The hard core economics of the issue?

I never seriously suggested Jeff shouldn't charge for his book. My point is Jeff shouldn't charge for his book while telling everyone else to give their content away for free.

Oh, and then there's all those journalism ethics things.

3:51 PM  
Anonymous Anonymous said...

JOURNALISTS: SMART

JEFF JARVIS: NOT SO SMART, EXTREMELY OBVIOUSLY FULL OF SHIT, VERY TALKATIVE

PROBLEM: JOURNALISTS LISTEN TO JEFF JARVIS

SOLUTION: JOURNALISTS STOP LISTENING TO JEFF JARVIS

7:47 PM  
Blogger Luis Argandoña said...

I admire you work on this blog Alan, and I particularly appreciate your contribution of hard data to a debate that is in desperate need of it.
But now I think you got it plain wrong. This is not a moral issue. It is a basic-economics issue.

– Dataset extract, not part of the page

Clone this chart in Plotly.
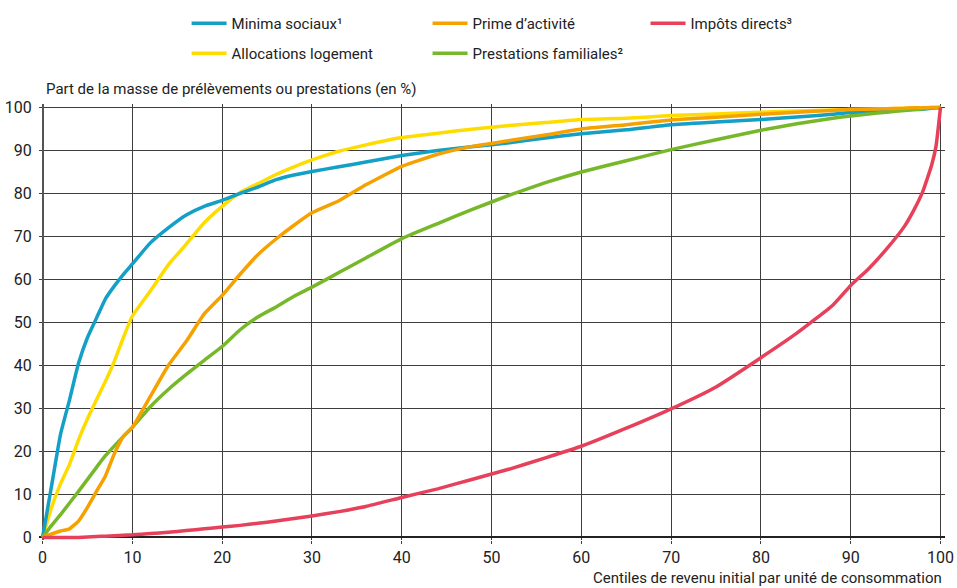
import plotly.graph_objects as go

centiles = [0, 1, 2, 3, 4, 5, 6, 7, 8, 9, 10, 12, 14, 16, 18, 20, 22, 24, 26, 28, 30,
            33, 36, 40, 44, 48, 52, 56, 60, 65, 70, 75, 80, 84, 88, 90, 92, 94, 96,
            97, 98, 99, 99.5, 100]

minima_sociaux = [0, 12, 24, 32, 40.5, 46.5, 51, 55.5, 58.5, 61.2, 63.6, 68.5, 72, 75, 77,
                  78.4, 80, 81.5, 83.2, 84.3, 85.1, 86.2, 87.3, 88.8, 90, 90.9, 91.8, 92.9,
                  93.9, 94.8, 96, 96.6, 97.2, 97.8, 98.4, 98.8, 99, 99.2, 99.4, 99.5, 99.6,
                  99.8, 99.9, 100]
allocations_logement = [0, 7, 12.5, 17, 22.7, 27.6, 32, 36.3, 41, 46.5, 51.5, 57.3, 63.4, 68.2,
                        73.2, 77, 80.2, 82.3, 84.4, 86.2, 87.8, 89.8, 91.3, 93, 94, 95, 95.8,
                        96.5, 97.2, 97.5, 98.1, 98.5, 98.9, 99.2, 99.4, 99.5, 99.6, 99.7,
                        99.8, 99.8, 99.9, 100, 100, 100]
prime_activite = [0, 0.8, 1.5, 2, 3.8, 7, 10.7, 14.3, 19.5, 23.5, 25.6, 32.8, 40, 45.6, 52,
                  56.3, 61.2, 65.8, 69.4, 72.6, 75.5, 78.3, 82, 86.3, 89.1, 91, 92.3, 93.6, 95,
                  96, 97.1, 97.7, 98.4, 98.9, 99.3, 99.5, 99.6, 99.7, 99.8, 99.9, 99.9, 100,
                  100, 100]
prestations_familiales = [0, 2.8, 5.3, 8, 10.7, 13.5, 16.3, 19, 21.3, 23.5, 25.6, 30.4, 34.4,
                          37.9, 41.2, 44.4, 48.3, 51.3, 53.6, 56.1, 58.2, 61.6, 65, 69.5, 73,
                          76.4, 79.6, 82.5, 85, 87.6, 90.2, 92.5, 94.7, 96.2, 97.5, 98, 98.5,
                          98.9, 99.3, 99.5, 99.7, 99.9, 99.95, 100]
impots_directs = [0, 0, 0, 0, 0, 0.1, 0.2, 0.3, 0.4, 0.5, 0.6, 0.9, 1.2, 1.6, 2, 2.4, 2.8,
                  3.3, 3.8, 4.4, 5, 6, 7.2, 9.3, 11.3, 13.6, 15.9, 18.5, 21.2, 25.4, 29.9,
                  35, 41.8, 47.5, 54, 58.6, 62.5, 67.1, 72.4, 76, 80.3, 86.5, 91, 100]

series_names = ["Minima sociaux¹", "Prime d’activité", "Impôts directs³",
                "Allocations logement", "Prestations familiales²"]
tick_vals = [0, 10, 20, 30, 40, 50, 60, 70, 80, 90, 100]

FONT = "Roboto, Liberation Sans, sans-serif"
TXT = "#222222"
FS = 15
TFS = 16

W, H = 957, 588
L, R, T, B = 39.4, 11.5, 103.6, 48.4
PW, PH = W - L - R, H - T - B

def px2paper_x(px):
    return (px - L) / PW

def py2paper_y(py):
    return 1 - (py - T) / PH

traces = [
    (3, allocations_logement, "#ffdc00", "legend4"),
    (0, minima_sociaux, "#139fc6", "legend"),
    (4, prestations_familiales, "#77b82a", "legend5"),
    (1, prime_activite, "#f5a100", "legend2"),
    (2, impots_directs, "#e6405a", "legend3"),
]

fig = go.Figure()
for idx, ys, col, lg in traces:
    fig.add_trace(go.Scatter(
        x=centiles, y=ys, mode="lines", name=series_names[idx],
        line=dict(color=col, width=3.5, shape="spline", smoothing=0.4),
        legend=lg, hoverinfo="x+y+name",
    ))

row1_py, row2_py = 23, 53
col_px = [187, 428, 646]
legend_pos = {
    "legend": (col_px[0], row1_py),
    "legend2": (col_px[1], row1_py),
    "legend3": (col_px[2], row1_py),
    "legend4": (col_px[0], row2_py),
    "legend5": (col_px[1], row2_py),
}
legend_layouts = {}
for key, (lx, ly) in legend_pos.items():
    legend_layouts[key] = dict(
        x=px2paper_x(lx), y=py2paper_y(ly), xanchor="left", yanchor="middle",
        bgcolor="rgba(0,0,0,0)", borderwidth=0,
        font=dict(family=FONT, size=FS, color=TXT), itemwidth=35,
    )

fig.update_layout(
    width=W, height=H,
    margin=dict(l=L, r=R, t=T, b=B, autoexpand=False),
    paper_bgcolor="white", plot_bgcolor="white",
    font=dict(family=FONT, size=FS, color=TXT),
    showlegend=True,
    **legend_layouts,
    xaxis=dict(
        range=[-0.4, 100.5], tickvals=tick_vals, ticktext=[str(v) for v in tick_vals],
        showgrid=True, gridcolor="#3d3d3d", gridwidth=1.4,
        zeroline=True, zerolinecolor="#555555", zerolinewidth=2.2,
        showline=False, ticks="outside", ticklen=3, tickcolor="#3d3d3d", tickwidth=1.4,
        tickfont=dict(family=FONT, size=TFS, color=TXT),
    ),
    yaxis=dict(
        range=[-0.6, 100.8], tickvals=tick_vals, ticktext=[str(v) for v in tick_vals],
        showgrid=True, gridcolor="#3d3d3d", gridwidth=1.4,
        zeroline=True, zerolinecolor="#222222", zerolinewidth=2,
        showline=False, ticks="outside", ticklen=3, tickcolor="rgba(0,0,0,0)",
        tickfont=dict(family=FONT, size=TFS, color=TXT),
    ),
    annotations=[
        dict(text="Part de la masse de prélèvements ou prestations (en %)",
             xref="paper", yref="paper", x=px2paper_x(44), y=py2paper_y(89),
             xanchor="left", yanchor="middle", showarrow=False,
             font=dict(family=FONT, size=FS, color=TXT)),
        dict(text="Centiles de revenu initial par unité de consommation",
             xref="paper", yref="paper", x=px2paper_x(944), y=py2paper_y(578),
             xanchor="right", yanchor="middle", showarrow=False,
             font=dict(family=FONT, size=FS, color=TXT)),
    ],
)

fig.write_html("out.html", config={"displayModeBar": False},
               post_script="document.body.style.margin='0px';")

Jarvis charges simply because he can. Most newspapers online can not. At least for commodity news.

And he has never advised to tear down paywalls on moral or ethical grounds.

Let's just keep on looking for new, realistic and out-of-the box models. For example, take a look at this bestselling chilean newspaper: www.lun.com, off and online newspaper, totally unlinkable and old-fashioned ad model. Yes, it s totally "anti-internet", but it works really fine... this far.

8:37 PM  
Anonymous Anonymous said...

Why aren't you charging us to read this blog?

11:14 PM  
OpenID Dave said...

As the psychiatrist on The West Wing said: "Screw around if you want, but it's your money, it's about to be my money, and I sleep fine."

http://bit.ly/1U8KJ

Jarvis may or may not be a jerk, and focusing on him instead of your business may feel good, but it doesn't get you any closer to solving your problem.

1:48 AM  
Blogger Andrew said...

@Newsosaur

The link posted is not the complete book. It's appox. 100 pages.
Where's the complete WWGD?

9:31 PM  
Blogger Mister Snitch! said...

"JOURNALISTS: SMART

JEFF JARVIS: NOT SO SMART, EXTREMELY OBVIOUSLY FULL OF SHIT, VERY TALKATIVE

PROBLEM: JOURNALISTS LISTEN TO JEFF JARVIS

SOLUTION: JOURNALISTS STOP LISTENING TO JEFF JARVIS"


Journalists actually are NOT that smart. (If they WERE, they'd see through Jarvis easily.) Other than that, that comment was spot-on brilliant.